Now that another eight years have passed, it is fair to say that this tug-of-war continues. Understanding racist violence as a spectrum — from things that are not even violence in a physical or legal sense but that diminish, impede, and tear people down, all the way to deadly terror and genocide — requires some understanding of what social structures are. It requires, at the very least, a willingness to listen to and empathize with those who are likely to be most negatively affected by it. And that understanding is, of course, politically charged; challenging social hierarchies and power ambitions.

Resistance

The rise of right-wing populist and radical-right movements, the traditional bourgeoisie’s convergence with them, and the consequent transformation of the political terrain, in country after country, in many ways define our times. This has been accompanied, in public life in much of the world — including the Scandinavian welfare states — by a rise, a normalization, of racist and reactionary rhetoric and social views.

Anyone who wants to understand — and perhaps participate in the defense against — these developments must relate to the era that can be called neoliberalism, the era that politically has such visible pioneering figures as Margaret Thatcher and Ronald Reagan. To mention only some of its most important effects, this means widening socioeconomic gaps with a very small group of superrich super-winners, the transformation of Western economies through the decline of manufacturing and the rise of service occupations, an exceptional increase in the influence of the financial sector over national economies, chronic pressure on previously expanded welfare and pension systems, the atomization and precarization of working life for certain strata, and the decline in union membership in most industrialized countries.

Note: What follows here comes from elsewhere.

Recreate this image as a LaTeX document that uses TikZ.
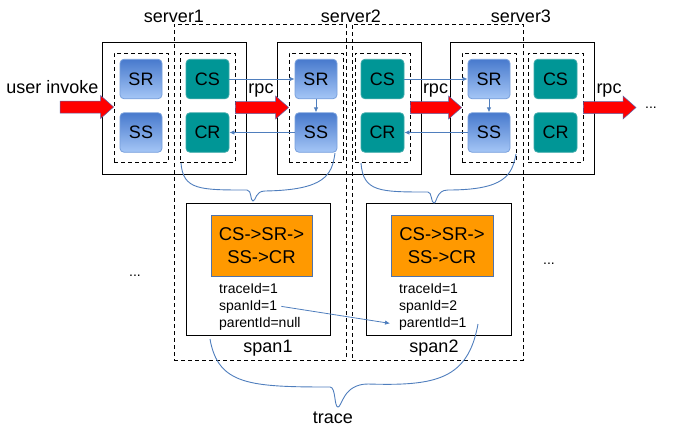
\documentclass[tikz,border=0pt]{standalone}
\usepackage{fontspec}
\setmainfont{Liberation Sans}
\usetikzlibrary{calc,arrows.meta}
\definecolor{conn}{RGB}{79,126,189}
\definecolor{bluetop}{RGB}{72,122,205}
\definecolor{bluebot}{RGB}{165,198,246}
\definecolor{blueedge}{RGB}{120,160,220}
\definecolor{tealfill}{RGB}{0,150,150}
\definecolor{tealedge}{RGB}{60,170,170}
\definecolor{orangefill}{RGB}{255,153,0}
\definecolor{orangeedge}{RGB}{80,115,170}
\definecolor{arrowedge}{RGB}{90,100,170}
\newcommand\myredarrow[2]{%
  \filldraw[redarrow] let \p1=(#1), \p2=(#2) in
   (\x1,\y1+6pt) -- (\x2-13pt,\y1+6pt) -- (\x2-13pt,\y1+11.5pt) -- (\x2,\y1)
   -- (\x2-13pt,\y1-11.5pt) -- (\x2-13pt,\y1-6pt) -- (\x1,\y1-6pt) -- cycle;}
\tikzset{
  big/.style={font=\fontsize{18}{22}\selectfont, inner sep=0pt},
  small/.style={font=\fontsize{14}{17}\selectfont, inner sep=0pt, anchor=base west},
  srv/.style={draw=black, line width=1pt, minimum width=144, minimum height=132, inner sep=0pt},
  grp/.style={draw=black, line width=0.8pt, dash pattern=on 4pt off 3pt, inner sep=0pt},
  region/.style={draw=black, line width=0.8pt, dash pattern=on 4pt off 3pt, inner sep=0pt},
  srbox/.style={draw=blueedge, line width=0.8pt, rounded corners=4pt, top color=bluetop, bottom color=bluebot,
     minimum width=42, minimum height=39.5, inner sep=0pt, font=\fontsize{18}{22}\selectfont},
  csbox/.style={draw=tealedge, line width=0.8pt, rounded corners=4pt, fill=tealfill,
     minimum width=43, minimum height=39.5, inner sep=0pt, font=\fontsize{18}{22}\selectfont},
  spanbox/.style={draw=black, line width=1pt, minimum width=144, minimum height=132, inner sep=0pt},
  seqbox/.style={draw=orangeedge, line width=0.8pt, fill=orangefill, minimum width=101, minimum height=61,
     inner sep=0pt, align=center, font=\fontsize{18.5}{23}\selectfont},
  conn/.style={draw=conn, line width=0.8pt, -{Latex[length=5pt,width=4.5pt]}},
  brace/.style={draw=conn, line width=0.9pt},
  redarrow/.style={fill=red, draw=arrowedge, line width=0.5pt},
}
\begin{document}
\begin{tikzpicture}[x=1pt,y=-1pt]
\useasboundingbox (0,0) rectangle (673,432);
% dashed regions
\node[region, minimum width=172, minimum height=336] (R1) at (260,192) {};
\node[region, minimum width=171, minimum height=336] (R2) at (437.5,192) {};
% server boxes
\node[srv] (S1) at (174,108) {};
\node[srv] (S2) at (349,108) {};
\node[srv] (S3) at (522,108) {};
% inner groups
\foreach \i/\x in {1/102,2/277,3/450}{
  \node[grp, minimum width=54, minimum height=109] (G\i a) at (\x+39,107.5) {};
  \node[grp, minimum width=55, minimum height=109] (G\i b) at (\x+105.5,107.5) {};
  \node[srbox] (SR\i) at (\x+39,79) {SR};
  \node[srbox] (SS\i) at (\x+39,132.5) {SS};
  \node[csbox] (CS\i) at (\x+105.5,79) {CS};
  \node[csbox] (CR\i) at (\x+105.5,132.5) {CR};
}
% labels
\node[big, anchor=base] (l1) at (174,22) {server1};
\node[big, anchor=base] (l2) at (351,22) {server2};
\node[big, anchor=base] (l3) at (521,22) {server3};
\node[big, anchor=base] (ui) at (52.5,93) {user invoke};
\node[big, anchor=base] (rpc1) at (261,93) {rpc};
\node[big, anchor=base] (rpc2) at (435.5,93) {rpc};
\node[big, anchor=base] (rpc3) at (609,93) {rpc};
\node[small] (dots1) at (645,108) {...};
\node[small] (dots2) at (129,276) {...};
\node[small] (dots3) at (543,264) {...};
% red arrows
\coordinate (a0) at (60,107);
\coordinate (a4) at (636,107);
\myredarrow{a0}{G1a.west}
\myredarrow{G1b.east}{G2a.west}
\myredarrow{G2b.east}{G3a.west}
\myredarrow{G3b.east}{a4}
% rpc connectors
\draw[conn] (CS1) -- (SR2);
\draw[conn] (SR2) -- (SS2);
\draw[conn] (SS2) -- (CR1);
\draw[conn] (CS2) -- (SR3);
\draw[conn] (SR3) -- (SS3);
\draw[conn] (SS3) -- (CR2);
% spans
\node[spanbox] (P1) at (258,269) {};
\node[spanbox, minimum width=145] (P2) at (438.5,269) {};
\node[seqbox] (Q1) at (261.5,245.5) {CS->SR->\\SS->CR};
\node[seqbox, minimum width=102] (Q2) at (442,245.5) {CS->SR->\\SS->CR};
\node[small] (t1) at (219,293) {traceId=1};
\node[small] (s1) at (219,310) {spanId=1};
\node[small] (p1) at (219,327) {parentId=null};
\node[small] (t2) at (399,293) {traceId=1};
\node[small] (s2) at (399,310) {spanId=2};
\node[small] (p2) at (399,327) {parentId=1};
\node[big, anchor=base] (sp1) at (268,352) {span1};
\node[big, anchor=base] (sp2) at (434,352) {span2};
\node[big, anchor=base] (tr) at (333,423) {trace};
\draw[conn] ([xshift=4pt]s1.east) -- ([xshift=-9pt]p2.west);
% braces
\draw[brace] (181,163) .. controls (183,190) and (200,190) .. (247,190)
  .. controls (252,190) and (250,201) .. (253,201)
  .. controls (256,201) and (255,191) .. (265,191)
  .. controls (325,190) and (332,175) .. (335,153);
\draw[brace] (361,163) .. controls (363,192) and (380,192) .. (428,192)
  .. controls (432,192) and (431,203) .. (434,203)
  .. controls (437,203) and (436,190) .. (448,190)
  .. controls (505,190) and (512,175) .. (516,154);
\draw[brace] (210,339) .. controls (218,385) and (250,387) .. (330,387)
  .. controls (336,387) and (334,407) .. (338,407)
  .. controls (342,407) and (343,384) .. (368,384)
  .. controls (435,386) and (468,380) .. (478,324);
\end{tikzpicture}
\end{document}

In our part of the world, at the same time, there has been a seemingly strong convergence in economic policy between the traditional political blocs that once set center-left against center-right. For many voters, it has appeared that much the same economic policies will always happen, regardless of which parties win elections and form governments. It is precisely in this landscape that right-wing populist and radical right forces have been able to find their space.

With each passing year, it becomes clearer that these forces are emerging as a “solution” to the societal fissures left by neoliberalism; one in which the economic mechanisms that produce social disruption and atomization are left essentially undisturbed, while conflicts and boundaries based on ethnic and cultural differences become more attractive to exploit and reinforce. This has also characterized the developments of the last decade.

These forces are pulling more forcefully at the heart of society than proclamations of consensus and displays of unity and understanding can do. But, at the same time, this is not the only dynamic in our societies — not the only game in town. I look around me and see defeats and setbacks but also resistance and hope. There is such tremendous power in people’s refusal to live in an orderly fashion. In all those encounters between people that make you see yourself in others — encounters surrounded by basic decency, that generate the very glue that holds societies together, makes them better, more civilized. It is that resistance we can all decide to strengthen, that hope we can choose to nourish.